Short problem
Reproduce the data exactly and drop any pictures it holds.

**** Data shown ****

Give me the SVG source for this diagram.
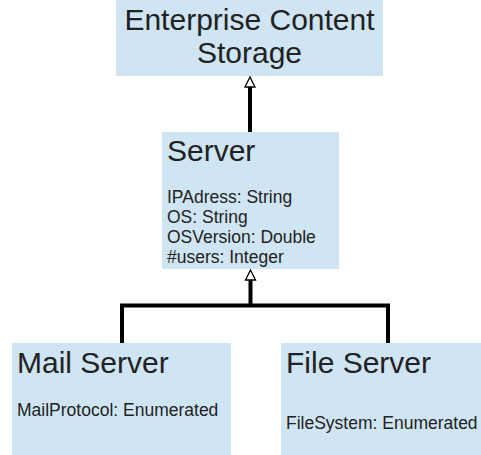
<svg xmlns="http://www.w3.org/2000/svg" width="481" height="455" viewBox="0 0 481 455">
<style>
.box{fill:#cfe5f3;}
.t{font-family:"Liberation Sans",Arial,sans-serif;fill:#222;}
.h{font-size:30px;}
.a{font-size:17.5px;}
.c{fill:none;stroke:#000;stroke-width:4;}
.arr{fill:#fff;stroke:#000;stroke-width:1.3;}
</style>
<rect width="481" height="455" fill="#fff"/>
<g id="ecs">
<rect class="box" x="116" y="0" width="267" height="76"/>
<text class="t h" x="249.5" y="30" text-anchor="middle">Enterprise Content</text>
<text class="t h" x="249.5" y="63" text-anchor="middle">Storage</text>
</g>
<g id="server">
<rect class="box" x="162" y="132" width="177" height="137"/>
<text class="t h" x="167" y="161">Server</text>
<text class="t a" x="167" y="203">IPAdress: String</text>
<text class="t a" x="167" y="223">OS: String</text>
<text class="t a" x="167" y="243">OSVersion: Double</text>
<text class="t a" x="167" y="263">#users: Integer</text>
</g>
<g id="mail">
<rect class="box" x="12" y="343" width="219" height="112"/>
<text class="t h" x="17" y="373">Mail Server</text>
<text class="t a" x="17" y="416">MailProtocol: Enumerated</text>
</g>
<g id="file">
<rect class="box" x="281" y="343" width="200" height="112"/>
<text class="t h" x="286" y="373">File Server</text>
<text class="t a" x="286" y="429">FileSystem: Enumerated</text>
</g>
<g id="connectors">
<path class="c" d="M250 132 V87"/>
<path class="arr" d="M250 77 L255 87 L245 87 Z"/>
<path class="c" d="M122 343 V305.5 H388 V343 M250.5 305.5 V280"/>
<path class="arr" d="M250.5 270 L255.5 280 L245.5 280 Z"/>
</g>
</svg>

****

Exercise solution
Give me the SVG source for this diagram.
<svg xmlns="http://www.w3.org/2000/svg" width="481" height="455" viewBox="0 0 481 455">
<style>
.box{fill:#cfe5f3;}
.t{font-family:"Liberation Sans",Arial,sans-serif;fill:#222;}
.h{font-size:30px;}
.a{font-size:17.5px;}
.c{fill:none;stroke:#000;stroke-width:4;}
.arr{fill:#fff;stroke:#000;stroke-width:1.3;}
</style>
<rect width="481" height="455" fill="#fff"/>
<g id="ecs">
<rect class="box" x="116" y="0" width="267" height="76"/>
<text class="t h" x="249.5" y="30" text-anchor="middle">Enterprise Content</text>
<text class="t h" x="249.5" y="63" text-anchor="middle">Storage</text>
</g>
<g id="server">
<rect class="box" x="162" y="132" width="177" height="137"/>
<text class="t h" x="167" y="161">Server</text>
<text class="t a" x="167" y="203">IPAdress: String</text>
<text class="t a" x="167" y="223">OS: String</text>
<text class="t a" x="167" y="243">OSVersion: Double</text>
<text class="t a" x="167" y="263">#users: Integer</text>
</g>
<g id="mail">
<rect class="box" x="12" y="343" width="219" height="112"/>
<text class="t h" x="17" y="373">Mail Server</text>
<text class="t a" x="17" y="416">MailProtocol: Enumerated</text>
</g>
<g id="file">
<rect class="box" x="281" y="343" width="200" height="112"/>
<text class="t h" x="286" y="373">File Server</text>
<text class="t a" x="286" y="429">FileSystem: Enumerated</text>
</g>
<g id="connectors">
<path class="c" d="M250 132 V87"/>
<path class="arr" d="M250 77 L255 87 L245 87 Z"/>
<path class="c" d="M122 343 V305.5 H388 V343 M250.5 305.5 V280"/>
<path class="arr" d="M250.5 270 L255.5 280 L245.5 280 Z"/>
</g>
</svg>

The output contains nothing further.